Once upon a time, Steve Jobs told me that he didn’t like to think of himself as a businessman. Rather, he said, he thought of himself as a creative person—“a person who builds neat things.”
It was the fall of 1986, and he was reflecting on his self-identity as we were driving in his Mercedes coupe from Palo Alto to San Francisco. He was 31 years old at the time. The year before, he had lost a power struggle inside Apple and left the company. When I was assigned to profile him for Esquire magazine, he was in the process of building a new computer company, called NeXT.
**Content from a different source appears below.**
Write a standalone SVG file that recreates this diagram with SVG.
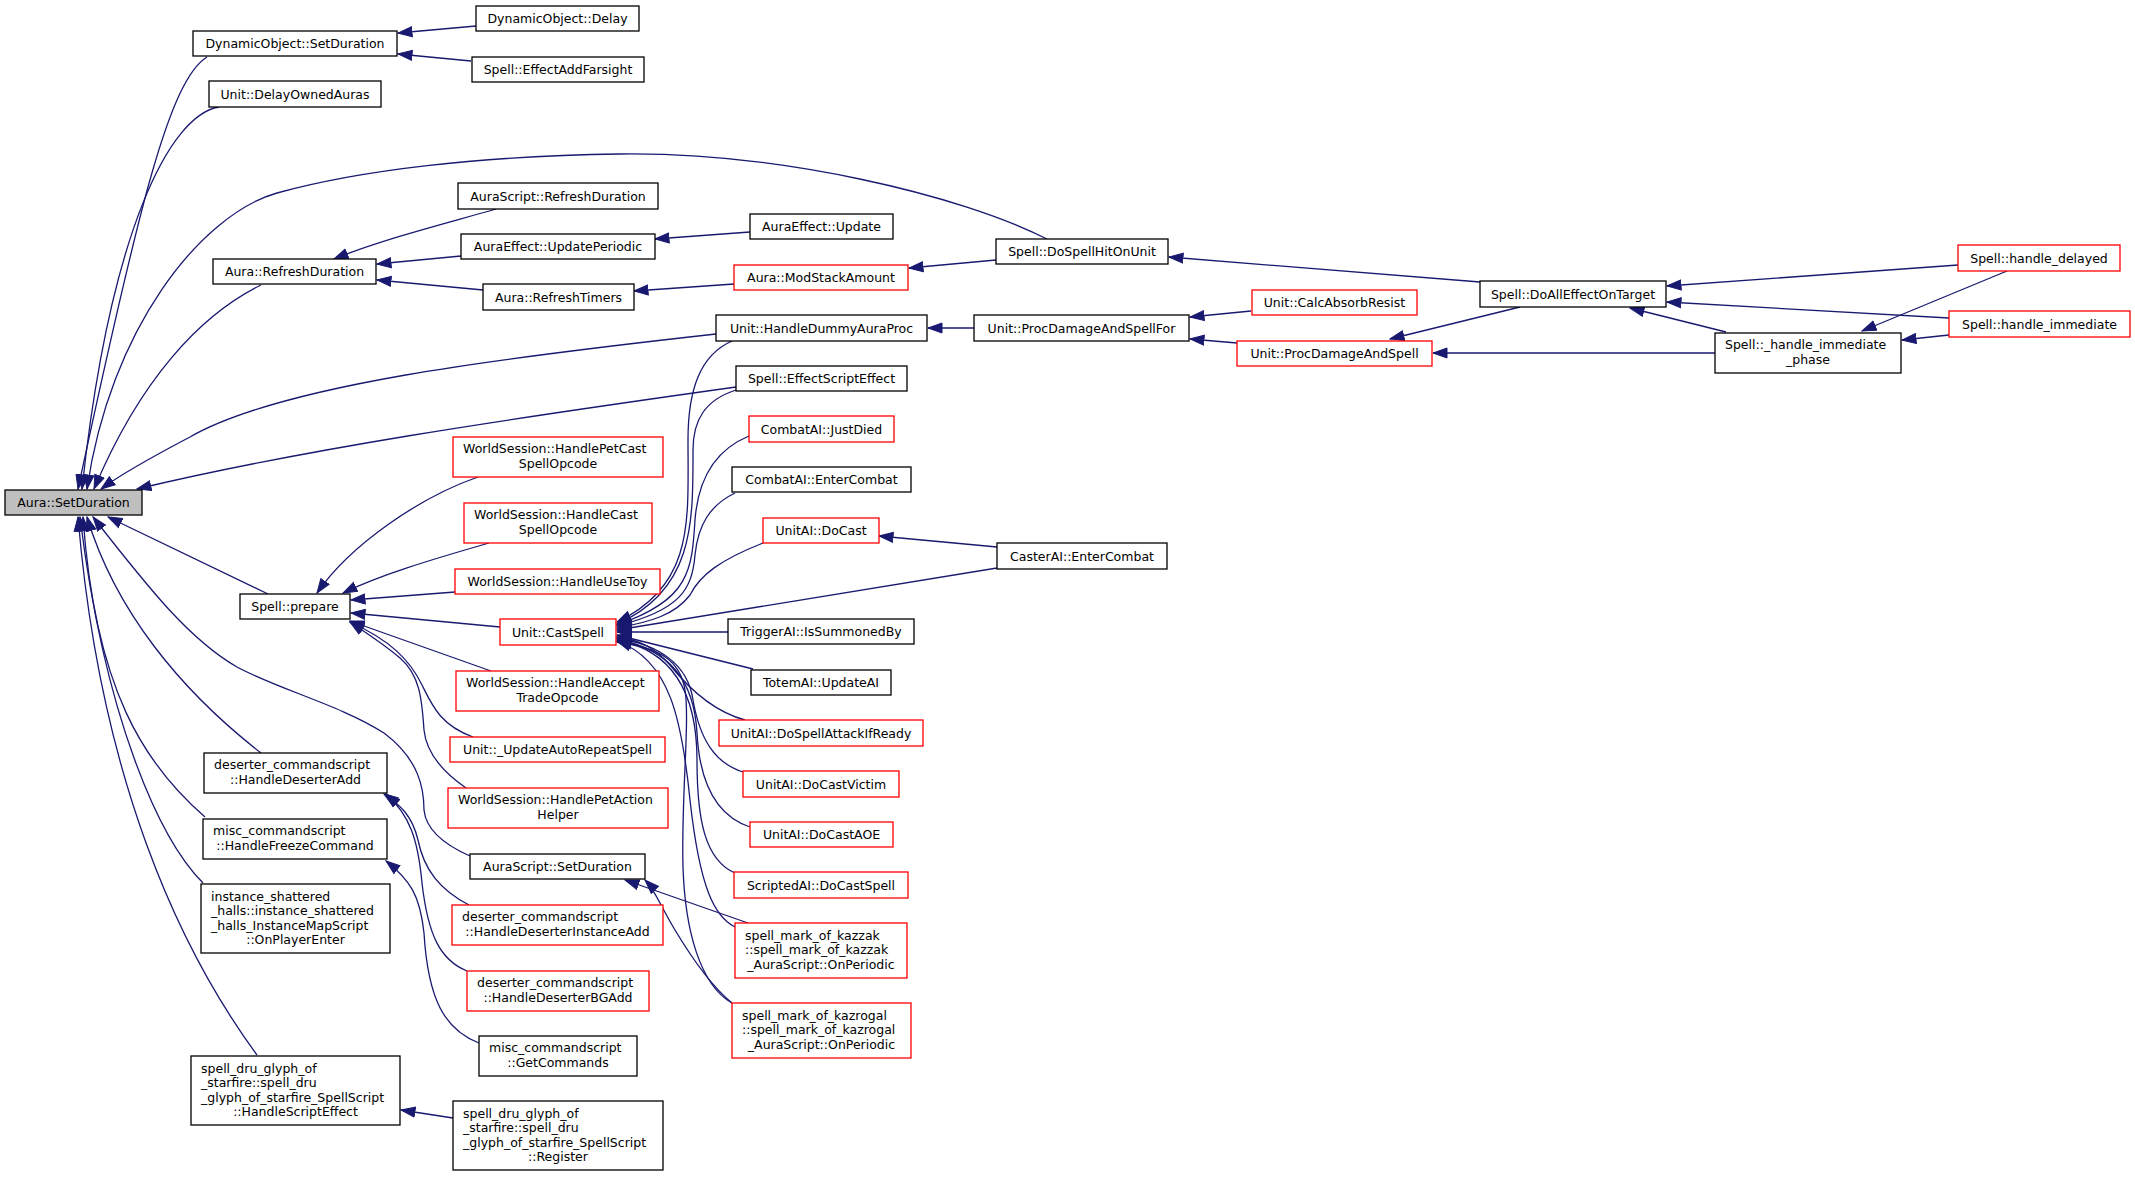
<svg xmlns="http://www.w3.org/2000/svg" width="2135" height="1177" viewBox="0 0 2135 1177">
<style>
.n rect{fill:#fff;stroke:#000;stroke-width:1.3}
.n.r rect{stroke:#ff0000}
.n.g rect{fill:#bfbfbf}
text{font-family:"DejaVu Sans",sans-serif;font-size:12.5px;fill:#000}
.c{text-anchor:middle}
.e path{fill:none;stroke:#191970;stroke-width:1.3;marker-end:url(#a)}
</style>
<defs>
<marker id="a" markerWidth="16" markerHeight="12" refX="14.5" refY="6" orient="auto" markerUnits="userSpaceOnUse"><path d="M0.5,1 L14.5,6 L0.5,11 z" fill="#191970" stroke="#191970" stroke-width="1"/></marker>
</defs>
<rect width="2135" height="1177" fill="#fff"/>
<g class="e" id="edges">
<path d="M207,57 C170,80 140,200 78,489"/>
<path d="M219,107 C170,115 110,230 82,489"/>
<path d="M1047,239 C960,195 780,152 620,154 C480,156 360,170 277,193 C200,215 110,330 87,489"/>
<path d="M261,285 C200,315 140,380 94,489"/>
<path d="M716,334 C500,358 280,385 190,437 C150,458 120,475 101,489"/>
<path d="M736,387 C500,420 300,450 137,489"/>
<path d="M268,594 L108,517"/>
<path d="M470,856 C445,845 426,830 424,810 C424,790 420,760 384,733 C340,705 280,690 237,667 C190,640 150,590 93,517"/>
<path d="M261,753 C180,690 115,610 87,517"/>
<path d="M205,817 C145,765 95,690 83,517"/>
<path d="M203,883 C160,840 105,720 80,517"/>
<path d="M257,1055 C180,950 100,780 78,517"/>
<path d="M476,26 L398,33"/>
<path d="M471,61 L398,54"/>
<path d="M496,209 C440,225 380,240 334,259"/>
<path d="M461,256 L377,264"/>
<path d="M483,290 L377,280"/>
<path d="M750,232 L655,239"/>
<path d="M734,284 L634,291"/>
<path d="M996,260 L909,268"/>
<path d="M1480,282 L1169,257"/>
<path d="M974,328 L928,328"/>
<path d="M1251,311 L1190,317"/>
<path d="M1237,343 L1190,339"/>
<path d="M1520,307 L1390,339"/>
<path d="M1715,353 L1433,353"/>
<path d="M1958,265 L1667,286"/>
<path d="M1949,318 L1667,302"/>
<path d="M1726,332 L1630,308"/>
<path d="M2007,271 L1862,331"/>
<path d="M1949,335 L1902,340"/>
<path d="M997,547 L879,536"/>
<path d="M453,1118 L401,1110"/>
<path d="M478,477 C420,497 350,545 317,593"/>
<path d="M489,543 C430,560 380,575 343,593"/>
<path d="M455,592 L351,600"/>
<path d="M500,627 L351,613"/>
<path d="M491,671 L350,621"/>
<path d="M473,737 C440,725 432,705 422,685 C410,660 390,640 350,622"/>
<path d="M466,788 C440,770 426,750 424,730 C422,700 420,675 400,658 C385,645 365,632 350,622"/>
<path d="M469,905 C440,890 424,870 418,840 C412,815 400,805 384,794"/>
<path d="M467,971 C440,960 428,935 422,883 C418,840 410,815 386,794"/>
<path d="M479,1043 C445,1030 428,1000 424,933 C420,895 410,880 386,861"/>
<path d="M732,341 C700,355 688,390 688,440 C688,520 695,585 617,622"/>
<path d="M736,390 C705,400 693,420 693,450 C693,520 695,590 617,624"/>
<path d="M749,436 C715,450 698,480 695,520 C692,570 690,600 617,625"/>
<path d="M735,493 C710,505 698,525 695,555 C692,590 680,610 617,626"/>
<path d="M763,543 C720,560 700,575 690,595 C675,615 650,622 617,628"/>
<path d="M997,568 L617,630"/>
<path d="M728,632 L617,632"/>
<path d="M753,669 L617,635"/>
<path d="M745,720 C715,712 690,690 670,665 C655,648 640,640 617,637"/>
<path d="M743,772 C715,763 700,740 693,700 C688,665 660,645 617,638"/>
<path d="M750,827 C720,817 700,790 697,733 C694,680 670,650 617,639"/>
<path d="M735,873 C705,860 697,820 697,760 C697,690 670,650 617,640"/>
<path d="M735,927 C715,917 700,890 690,800 C682,720 670,660 617,641"/>
<path d="M732,1003 C700,985 685,930 683,867 C681,800 690,720 685,690 C680,660 660,648 617,642"/>
<path d="M748,923 L625,880"/>
<path d="M732,1003 C710,985 690,955 675,930 C660,905 655,890 645,880"/>
</g>
<g id="n0" class="n g"><rect x="5" y="490" width="137" height="25"/><text class="c" x="73.5" y="507">Aura::SetDuration</text></g>
<g id="n1" class="n"><rect x="193" y="31" width="204" height="25"/><text class="c" x="295" y="48">DynamicObject::SetDuration</text></g>
<g id="n2" class="n"><rect x="476" y="6" width="163" height="25"/><text class="c" x="557.5" y="23">DynamicObject::Delay</text></g>
<g id="n3" class="n"><rect x="472" y="57" width="172" height="25"/><text class="c" x="558" y="74">Spell::EffectAddFarsight</text></g>
<g id="n4" class="n"><rect x="209" y="81" width="172" height="26"/><text class="c" x="295" y="98.5">Unit::DelayOwnedAuras</text></g>
<g id="n5" class="n"><rect x="996" y="239" width="172" height="25"/><text class="c" x="1082" y="256">Spell::DoSpellHitOnUnit</text></g>
<g id="n6" class="n"><rect x="1480" y="281" width="186" height="26"/><text class="c" x="1573" y="298.5">Spell::DoAllEffectOnTarget</text></g>
<g id="n7" class="n r"><rect x="1958" y="245" width="162" height="26"/><text class="c" x="2039" y="262.5">Spell::handle_delayed</text></g>
<g id="n8" class="n"><rect x="1715" y="333" width="186" height="40"/><text x="1725" y="349">Spell::_handle_immediate</text><text class="c" x="1808" y="364">_phase</text></g>
<g id="n9" class="n r"><rect x="1949" y="311" width="181" height="26"/><text class="c" x="2039.5" y="328.5">Spell::handle_immediate</text></g>
<g id="n10" class="n"><rect x="213" y="259" width="163" height="25"/><text class="c" x="294.5" y="276">Aura::RefreshDuration</text></g>
<g id="n11" class="n"><rect x="458" y="183" width="200" height="26"/><text class="c" x="558" y="200.5">AuraScript::RefreshDuration</text></g>
<g id="n12" class="n"><rect x="461" y="234" width="194" height="25"/><text class="c" x="558" y="251">AuraEffect::UpdatePeriodic</text></g>
<g id="n13" class="n"><rect x="750" y="214" width="143" height="25"/><text class="c" x="821.5" y="231">AuraEffect::Update</text></g>
<g id="n14" class="n"><rect x="483" y="284" width="151" height="26"/><text class="c" x="558.5" y="301.5">Aura::RefreshTimers</text></g>
<g id="n15" class="n r"><rect x="734" y="265" width="174" height="25"/><text class="c" x="821" y="282">Aura::ModStackAmount</text></g>
<g id="n16" class="n"><rect x="716" y="315" width="211" height="26"/><text class="c" x="821.5" y="332.5">Unit::HandleDummyAuraProc</text></g>
<g id="n17" class="n"><rect x="974" y="315" width="215" height="26"/><text class="c" x="1081.5" y="332.5">Unit::ProcDamageAndSpellFor</text></g>
<g id="n18" class="n r"><rect x="1252" y="290" width="165" height="25"/><text class="c" x="1334.5" y="307">Unit::CalcAbsorbResist</text></g>
<g id="n19" class="n r"><rect x="1237" y="341" width="195" height="25"/><text class="c" x="1334.5" y="358">Unit::ProcDamageAndSpell</text></g>
<g id="n20" class="n"><rect x="736" y="366" width="171" height="25"/><text class="c" x="821.5" y="383">Spell::EffectScriptEffect</text></g>
<g id="n21" class="n"><rect x="240" y="594" width="110" height="25"/><text class="c" x="295" y="611">Spell::prepare</text></g>
<g id="n22" class="n r"><rect x="453" y="437" width="210" height="40"/><text x="463" y="453">WorldSession::HandlePetCast</text><text class="c" x="558" y="468">SpellOpcode</text></g>
<g id="n23" class="n r"><rect x="464" y="503" width="188" height="40"/><text x="474" y="519">WorldSession::HandleCast</text><text class="c" x="558" y="534">SpellOpcode</text></g>
<g id="n24" class="n r"><rect x="455" y="569" width="205" height="25"/><text class="c" x="557.5" y="586">WorldSession::HandleUseToy</text></g>
<g id="n25" class="n r"><rect x="500" y="619" width="116" height="26"/><text class="c" x="558" y="636.5">Unit::CastSpell</text></g>
<g id="n26" class="n r"><rect x="456" y="671" width="203" height="40"/><text x="466" y="687">WorldSession::HandleAccept</text><text class="c" x="557.5" y="702">TradeOpcode</text></g>
<g id="n27" class="n r"><rect x="450" y="737" width="215" height="25"/><text class="c" x="557.5" y="754">Unit::_UpdateAutoRepeatSpell</text></g>
<g id="n28" class="n r"><rect x="448" y="788" width="220" height="40"/><text x="458" y="804">WorldSession::HandlePetAction</text><text class="c" x="558" y="819">Helper</text></g>
<g id="n29" class="n r"><rect x="749" y="416" width="145" height="26"/><text class="c" x="821.5" y="433.5">CombatAI::JustDied</text></g>
<g id="n30" class="n"><rect x="732" y="467" width="179" height="25"/><text class="c" x="821.5" y="484">CombatAI::EnterCombat</text></g>
<g id="n31" class="n r"><rect x="763" y="518" width="116" height="25"/><text class="c" x="821" y="535">UnitAI::DoCast</text></g>
<g id="n32" class="n"><rect x="997" y="543" width="170" height="26"/><text class="c" x="1082" y="560.5">CasterAI::EnterCombat</text></g>
<g id="n33" class="n"><rect x="728" y="619" width="186" height="25"/><text class="c" x="821" y="636">TriggerAI::IsSummonedBy</text></g>
<g id="n34" class="n"><rect x="751" y="670" width="140" height="25"/><text class="c" x="821" y="687">TotemAI::UpdateAI</text></g>
<g id="n35" class="n r"><rect x="719" y="720" width="204" height="26"/><text class="c" x="821" y="737.5">UnitAI::DoSpellAttackIfReady</text></g>
<g id="n36" class="n r"><rect x="743" y="771" width="156" height="26"/><text class="c" x="821" y="788.5">UnitAI::DoCastVictim</text></g>
<g id="n37" class="n r"><rect x="750" y="822" width="143" height="25"/><text class="c" x="821.5" y="839">UnitAI::DoCastAOE</text></g>
<g id="n38" class="n r"><rect x="734" y="872" width="174" height="26"/><text class="c" x="821" y="889.5">ScriptedAI::DoCastSpell</text></g>
<g id="n39" class="n r"><rect x="735" y="923" width="172" height="55"/><text x="745" y="939.5">spell_mark_of_kazzak</text><text x="745" y="954">::spell_mark_of_kazzak</text><text class="c" x="821" y="968.5">_AuraScript::OnPeriodic</text></g>
<g id="n40" class="n r"><rect x="732" y="1003" width="179" height="55"/><text x="742" y="1019.5">spell_mark_of_kazrogal</text><text x="742" y="1034">::spell_mark_of_kazrogal</text><text class="c" x="821.5" y="1048.5">_AuraScript::OnPeriodic</text></g>
<g id="n41" class="n"><rect x="470" y="854" width="175" height="25"/><text class="c" x="557.5" y="871">AuraScript::SetDuration</text></g>
<g id="n42" class="n"><rect x="204" y="753" width="183" height="40"/><text x="214" y="769">deserter_commandscript</text><text class="c" x="295.5" y="784">::HandleDeserterAdd</text></g>
<g id="n43" class="n r"><rect x="452" y="905" width="211" height="40"/><text x="462" y="921">deserter_commandscript</text><text class="c" x="557.5" y="936">::HandleDeserterInstanceAdd</text></g>
<g id="n44" class="n r"><rect x="467" y="971" width="182" height="40"/><text x="477" y="987">deserter_commandscript</text><text class="c" x="558" y="1002">::HandleDeserterBGAdd</text></g>
<g id="n45" class="n"><rect x="203" y="819" width="184" height="40"/><text x="213" y="835">misc_commandscript</text><text class="c" x="295" y="850">::HandleFreezeCommand</text></g>
<g id="n46" class="n"><rect x="479" y="1036" width="158" height="40"/><text x="489" y="1052">misc_commandscript</text><text class="c" x="558" y="1067">::GetCommands</text></g>
<g id="n47" class="n"><rect x="201" y="884" width="189" height="69"/><text x="211" y="900.5">instance_shattered</text><text x="211" y="915">_halls::instance_shattered</text><text x="211" y="929.5">_halls_InstanceMapScript</text><text class="c" x="295.5" y="944">::OnPlayerEnter</text></g>
<g id="n48" class="n"><rect x="191" y="1056" width="209" height="69"/><text x="201" y="1072.5">spell_dru_glyph_of</text><text x="201" y="1087">_starfire::spell_dru</text><text x="201" y="1101.5">_glyph_of_starfire_SpellScript</text><text class="c" x="295.5" y="1116">::HandleScriptEffect</text></g>
<g id="n49" class="n"><rect x="453" y="1101" width="210" height="69"/><text x="463" y="1117.5">spell_dru_glyph_of</text><text x="463" y="1132">_starfire::spell_dru</text><text x="463" y="1146.5">_glyph_of_starfire_SpellScript</text><text class="c" x="558" y="1161">::Register</text></g>
</svg>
I was never one of the small handful of tech reporters Jobs confided in, but for some unknown reason, he let me spend a week with him while NeXT was in start-up mode. I spoke to him late at night in his car, and in NeXT’s offices, with its $10,000 sofas and $2,200 chairs, not to mention an entrance staircase designed by I.M. Pei. I watched him brutally berate one of his executives in a meeting—and then lavish praise on that same person half an hour later. I saw him obsess over the color of the walls in the factory NeXT was building. I saw him refuse to listen to his team when they told him something he didn’t want to hear. This was the Steve Jobs I had read about when he’d been at Apple: a marketing genius who obsessed over the tiniest details, but also a brat and a bully who pushed people to the brink.